(Rows):

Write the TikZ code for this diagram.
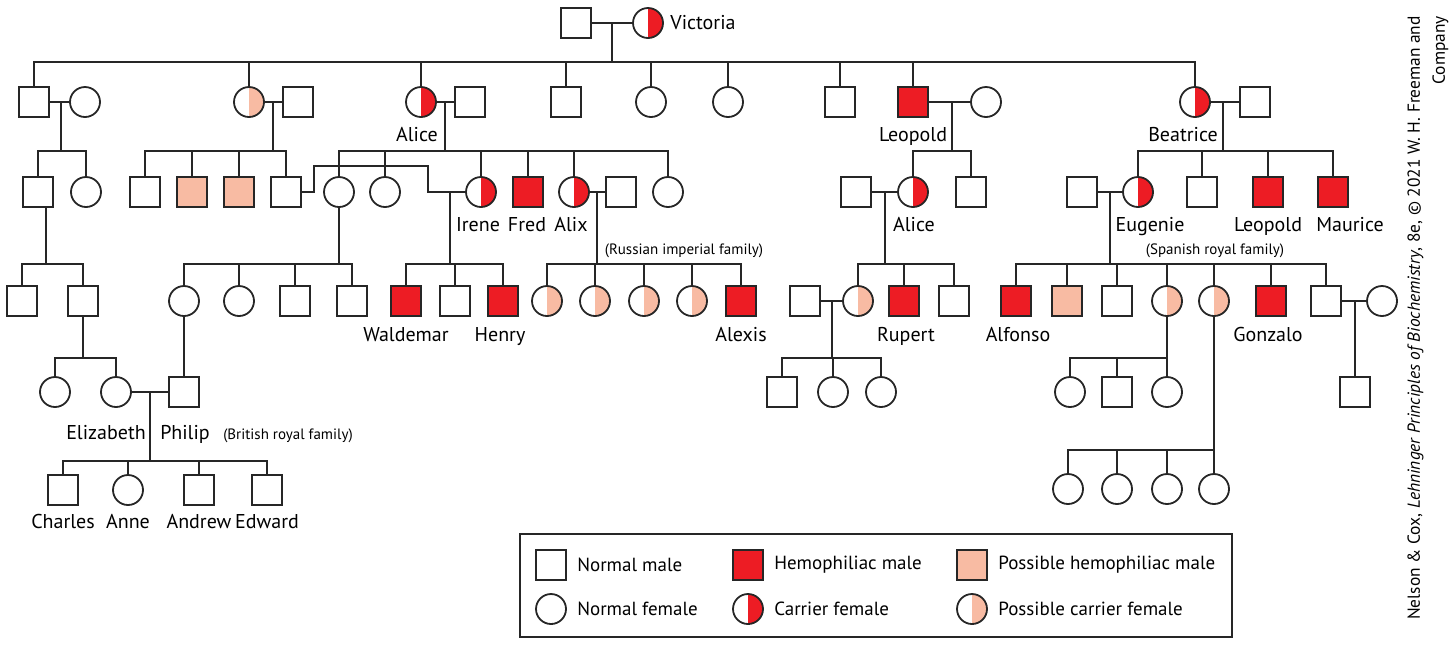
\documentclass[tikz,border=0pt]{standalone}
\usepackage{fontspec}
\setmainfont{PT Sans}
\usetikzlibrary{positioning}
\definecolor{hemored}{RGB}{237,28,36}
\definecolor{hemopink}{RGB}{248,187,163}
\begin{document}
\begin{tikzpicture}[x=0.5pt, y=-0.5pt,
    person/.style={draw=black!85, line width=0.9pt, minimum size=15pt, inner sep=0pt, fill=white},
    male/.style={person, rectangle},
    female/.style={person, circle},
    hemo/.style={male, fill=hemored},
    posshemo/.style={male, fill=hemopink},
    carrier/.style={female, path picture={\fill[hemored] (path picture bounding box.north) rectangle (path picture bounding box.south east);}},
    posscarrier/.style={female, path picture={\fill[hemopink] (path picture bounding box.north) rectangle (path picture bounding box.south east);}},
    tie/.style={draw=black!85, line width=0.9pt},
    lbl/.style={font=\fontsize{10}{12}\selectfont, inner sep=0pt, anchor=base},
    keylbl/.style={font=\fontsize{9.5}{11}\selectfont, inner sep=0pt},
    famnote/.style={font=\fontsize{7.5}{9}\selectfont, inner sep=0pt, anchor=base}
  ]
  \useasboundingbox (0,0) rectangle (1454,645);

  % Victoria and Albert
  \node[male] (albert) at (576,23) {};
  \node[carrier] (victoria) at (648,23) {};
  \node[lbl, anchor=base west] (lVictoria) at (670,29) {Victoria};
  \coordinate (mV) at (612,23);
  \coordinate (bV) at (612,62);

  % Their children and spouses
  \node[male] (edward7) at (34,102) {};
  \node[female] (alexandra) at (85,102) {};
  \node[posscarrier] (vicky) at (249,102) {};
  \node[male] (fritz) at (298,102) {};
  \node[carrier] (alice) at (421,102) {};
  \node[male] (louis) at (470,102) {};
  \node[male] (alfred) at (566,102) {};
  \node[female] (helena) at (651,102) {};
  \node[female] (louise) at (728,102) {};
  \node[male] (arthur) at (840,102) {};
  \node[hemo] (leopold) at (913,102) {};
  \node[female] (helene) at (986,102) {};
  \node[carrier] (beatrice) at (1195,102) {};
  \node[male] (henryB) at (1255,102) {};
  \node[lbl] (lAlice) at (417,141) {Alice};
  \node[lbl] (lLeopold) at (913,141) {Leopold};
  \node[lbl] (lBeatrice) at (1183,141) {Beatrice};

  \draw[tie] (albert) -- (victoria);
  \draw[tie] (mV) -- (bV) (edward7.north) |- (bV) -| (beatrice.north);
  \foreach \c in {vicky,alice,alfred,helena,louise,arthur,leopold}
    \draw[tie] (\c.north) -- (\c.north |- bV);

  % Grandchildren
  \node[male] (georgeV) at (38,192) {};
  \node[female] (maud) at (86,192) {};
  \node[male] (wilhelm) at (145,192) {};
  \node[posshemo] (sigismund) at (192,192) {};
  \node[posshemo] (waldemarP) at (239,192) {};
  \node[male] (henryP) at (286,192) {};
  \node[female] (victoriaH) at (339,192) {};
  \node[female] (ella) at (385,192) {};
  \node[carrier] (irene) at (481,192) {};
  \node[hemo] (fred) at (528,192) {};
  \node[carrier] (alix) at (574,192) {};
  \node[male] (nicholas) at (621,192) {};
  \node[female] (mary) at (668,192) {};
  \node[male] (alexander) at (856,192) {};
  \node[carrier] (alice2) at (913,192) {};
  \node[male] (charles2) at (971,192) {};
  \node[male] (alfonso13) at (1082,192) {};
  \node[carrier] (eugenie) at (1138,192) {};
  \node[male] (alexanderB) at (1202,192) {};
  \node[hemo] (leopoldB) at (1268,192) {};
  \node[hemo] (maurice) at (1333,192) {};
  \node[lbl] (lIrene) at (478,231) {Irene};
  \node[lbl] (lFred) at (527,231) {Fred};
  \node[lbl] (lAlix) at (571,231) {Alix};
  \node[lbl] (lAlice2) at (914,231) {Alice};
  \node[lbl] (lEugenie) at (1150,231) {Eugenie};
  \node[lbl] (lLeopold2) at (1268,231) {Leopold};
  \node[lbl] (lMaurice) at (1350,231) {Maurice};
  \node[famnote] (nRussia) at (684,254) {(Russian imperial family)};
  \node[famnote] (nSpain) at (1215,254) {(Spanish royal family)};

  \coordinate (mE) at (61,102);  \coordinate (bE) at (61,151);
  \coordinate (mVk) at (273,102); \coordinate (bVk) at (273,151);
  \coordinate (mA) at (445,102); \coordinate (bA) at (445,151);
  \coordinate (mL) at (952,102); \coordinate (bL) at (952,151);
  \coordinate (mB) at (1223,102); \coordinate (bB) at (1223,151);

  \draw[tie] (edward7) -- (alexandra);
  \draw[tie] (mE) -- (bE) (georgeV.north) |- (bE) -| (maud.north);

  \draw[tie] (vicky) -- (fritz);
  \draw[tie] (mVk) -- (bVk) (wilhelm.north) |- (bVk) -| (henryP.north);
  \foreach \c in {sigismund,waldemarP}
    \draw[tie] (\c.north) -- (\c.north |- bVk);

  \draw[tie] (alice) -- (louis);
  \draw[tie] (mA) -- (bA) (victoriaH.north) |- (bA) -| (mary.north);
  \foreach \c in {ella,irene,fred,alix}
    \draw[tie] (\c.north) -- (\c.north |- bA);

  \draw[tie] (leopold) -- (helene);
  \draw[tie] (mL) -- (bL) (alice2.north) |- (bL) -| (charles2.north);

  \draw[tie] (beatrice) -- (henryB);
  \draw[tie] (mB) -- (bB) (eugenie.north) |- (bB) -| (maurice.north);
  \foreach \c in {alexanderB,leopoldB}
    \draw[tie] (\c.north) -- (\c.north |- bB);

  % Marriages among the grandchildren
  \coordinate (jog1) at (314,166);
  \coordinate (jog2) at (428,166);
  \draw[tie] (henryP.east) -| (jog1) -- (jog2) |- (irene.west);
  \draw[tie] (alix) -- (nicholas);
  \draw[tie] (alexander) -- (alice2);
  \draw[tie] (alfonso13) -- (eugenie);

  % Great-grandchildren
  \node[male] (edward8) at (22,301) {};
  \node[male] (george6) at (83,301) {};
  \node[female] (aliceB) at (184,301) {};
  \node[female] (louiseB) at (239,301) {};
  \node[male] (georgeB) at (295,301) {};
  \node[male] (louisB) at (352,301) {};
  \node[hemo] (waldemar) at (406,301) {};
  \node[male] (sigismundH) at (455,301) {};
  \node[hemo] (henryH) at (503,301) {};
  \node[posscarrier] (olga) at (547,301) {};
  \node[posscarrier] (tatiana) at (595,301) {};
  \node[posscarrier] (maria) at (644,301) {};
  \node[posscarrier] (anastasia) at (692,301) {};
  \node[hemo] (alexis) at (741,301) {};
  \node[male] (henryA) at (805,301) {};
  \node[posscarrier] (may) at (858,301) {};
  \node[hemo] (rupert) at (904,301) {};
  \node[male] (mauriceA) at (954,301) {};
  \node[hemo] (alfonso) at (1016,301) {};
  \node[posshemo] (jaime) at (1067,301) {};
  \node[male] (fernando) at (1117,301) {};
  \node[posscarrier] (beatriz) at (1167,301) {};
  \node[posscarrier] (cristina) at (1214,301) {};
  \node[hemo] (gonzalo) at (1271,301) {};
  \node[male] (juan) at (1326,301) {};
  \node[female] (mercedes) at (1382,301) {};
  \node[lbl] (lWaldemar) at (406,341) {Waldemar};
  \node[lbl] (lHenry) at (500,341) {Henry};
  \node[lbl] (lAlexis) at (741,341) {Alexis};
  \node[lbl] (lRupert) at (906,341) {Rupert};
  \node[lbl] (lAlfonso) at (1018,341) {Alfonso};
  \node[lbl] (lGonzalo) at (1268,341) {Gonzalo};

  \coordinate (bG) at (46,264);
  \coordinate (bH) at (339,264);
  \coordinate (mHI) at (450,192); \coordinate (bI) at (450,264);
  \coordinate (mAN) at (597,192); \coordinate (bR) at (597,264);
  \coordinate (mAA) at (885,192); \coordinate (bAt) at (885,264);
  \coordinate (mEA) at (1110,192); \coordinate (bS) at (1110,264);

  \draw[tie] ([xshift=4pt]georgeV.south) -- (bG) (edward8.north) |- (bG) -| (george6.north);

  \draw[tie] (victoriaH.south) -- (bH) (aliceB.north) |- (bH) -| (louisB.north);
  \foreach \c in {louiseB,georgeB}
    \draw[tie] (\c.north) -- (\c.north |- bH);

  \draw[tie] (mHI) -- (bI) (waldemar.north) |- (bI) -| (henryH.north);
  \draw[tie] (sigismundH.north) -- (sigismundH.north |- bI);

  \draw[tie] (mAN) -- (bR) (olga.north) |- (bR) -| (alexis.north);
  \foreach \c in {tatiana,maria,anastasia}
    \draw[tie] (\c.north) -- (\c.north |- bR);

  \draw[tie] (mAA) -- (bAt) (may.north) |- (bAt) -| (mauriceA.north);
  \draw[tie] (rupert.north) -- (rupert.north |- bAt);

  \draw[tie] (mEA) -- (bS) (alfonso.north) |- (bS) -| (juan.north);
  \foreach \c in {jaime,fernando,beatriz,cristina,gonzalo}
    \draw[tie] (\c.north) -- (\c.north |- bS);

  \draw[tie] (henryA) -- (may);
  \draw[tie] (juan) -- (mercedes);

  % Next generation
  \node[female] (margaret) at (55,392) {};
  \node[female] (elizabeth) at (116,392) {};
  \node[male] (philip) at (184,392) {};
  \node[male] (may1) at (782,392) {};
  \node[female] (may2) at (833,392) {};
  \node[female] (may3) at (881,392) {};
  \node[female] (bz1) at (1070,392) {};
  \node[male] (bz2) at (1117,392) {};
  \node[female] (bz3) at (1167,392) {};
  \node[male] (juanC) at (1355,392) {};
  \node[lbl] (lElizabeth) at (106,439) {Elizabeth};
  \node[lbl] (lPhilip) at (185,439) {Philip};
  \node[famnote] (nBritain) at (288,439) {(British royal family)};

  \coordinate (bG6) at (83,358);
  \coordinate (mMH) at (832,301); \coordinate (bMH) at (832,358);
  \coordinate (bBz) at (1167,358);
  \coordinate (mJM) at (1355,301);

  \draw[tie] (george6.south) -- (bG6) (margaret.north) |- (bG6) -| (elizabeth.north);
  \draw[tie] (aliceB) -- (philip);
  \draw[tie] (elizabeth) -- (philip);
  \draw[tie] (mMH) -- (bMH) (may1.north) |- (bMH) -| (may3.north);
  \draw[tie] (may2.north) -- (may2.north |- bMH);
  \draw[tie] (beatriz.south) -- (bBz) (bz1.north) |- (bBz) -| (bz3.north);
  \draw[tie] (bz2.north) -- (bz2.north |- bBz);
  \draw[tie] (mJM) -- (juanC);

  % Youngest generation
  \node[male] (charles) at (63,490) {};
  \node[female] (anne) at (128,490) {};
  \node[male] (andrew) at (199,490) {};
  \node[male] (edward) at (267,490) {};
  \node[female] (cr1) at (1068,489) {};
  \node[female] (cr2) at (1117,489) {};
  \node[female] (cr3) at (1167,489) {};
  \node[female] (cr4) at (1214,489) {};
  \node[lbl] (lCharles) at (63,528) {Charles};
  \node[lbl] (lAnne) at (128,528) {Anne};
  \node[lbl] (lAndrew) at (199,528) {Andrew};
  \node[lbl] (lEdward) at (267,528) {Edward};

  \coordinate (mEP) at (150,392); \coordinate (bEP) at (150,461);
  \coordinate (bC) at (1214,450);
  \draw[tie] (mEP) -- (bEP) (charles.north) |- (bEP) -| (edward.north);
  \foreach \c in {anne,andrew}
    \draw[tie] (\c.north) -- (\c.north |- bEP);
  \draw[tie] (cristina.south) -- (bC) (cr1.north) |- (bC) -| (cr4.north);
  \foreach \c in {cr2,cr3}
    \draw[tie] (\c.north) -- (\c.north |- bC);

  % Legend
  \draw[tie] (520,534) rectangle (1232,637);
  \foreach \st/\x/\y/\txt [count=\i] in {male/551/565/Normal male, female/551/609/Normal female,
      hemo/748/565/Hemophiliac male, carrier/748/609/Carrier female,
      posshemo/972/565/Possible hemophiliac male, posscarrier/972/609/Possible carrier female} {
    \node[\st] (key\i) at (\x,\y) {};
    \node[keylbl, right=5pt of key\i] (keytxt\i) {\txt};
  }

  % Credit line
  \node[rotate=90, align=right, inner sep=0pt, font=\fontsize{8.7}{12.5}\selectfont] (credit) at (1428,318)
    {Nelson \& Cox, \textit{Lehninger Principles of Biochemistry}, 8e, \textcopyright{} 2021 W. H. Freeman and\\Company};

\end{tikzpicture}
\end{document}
...
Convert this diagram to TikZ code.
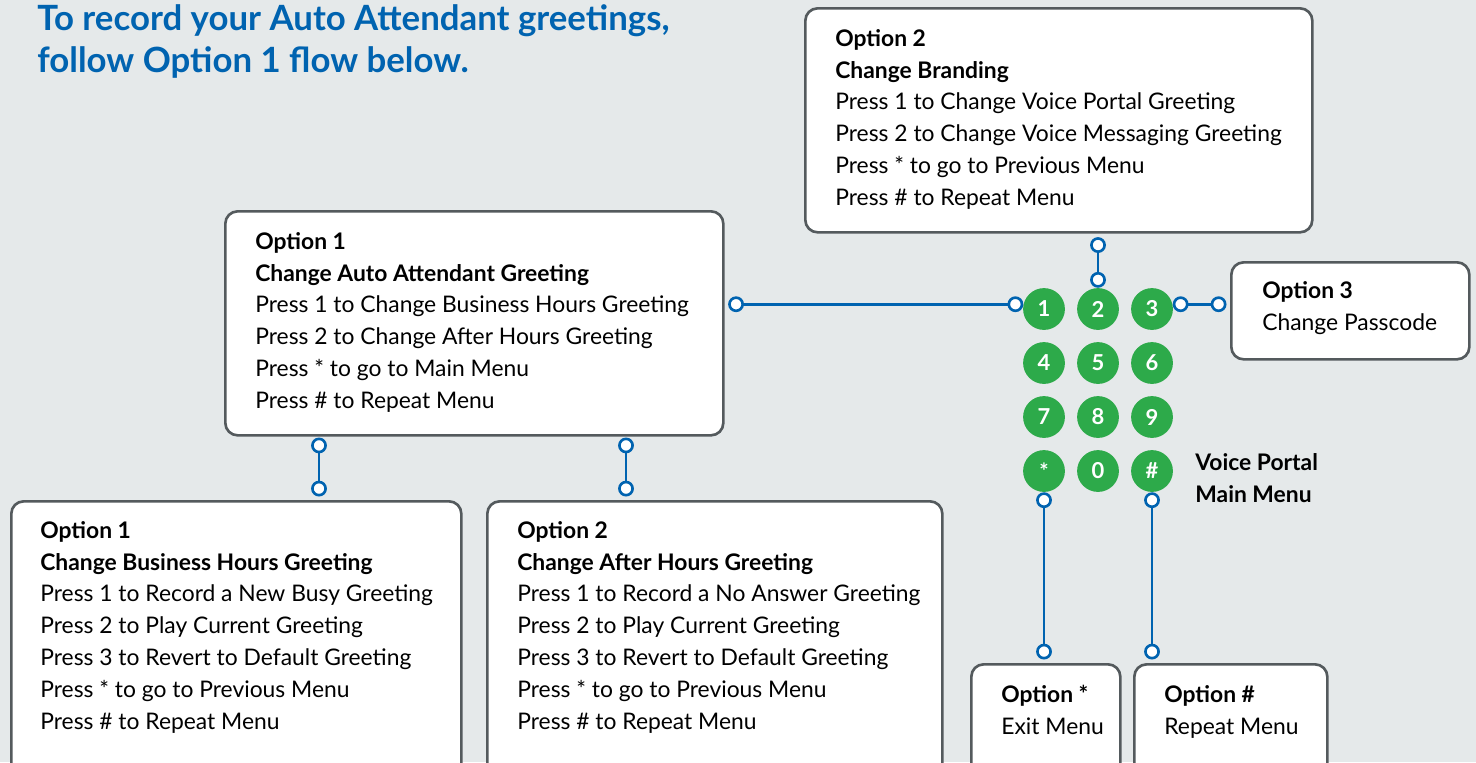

(The exercise): List all lines holding the string "diagram".

(Exercise answer):
Write the TikZ code for this diagram.
Convert this diagram to TikZ code.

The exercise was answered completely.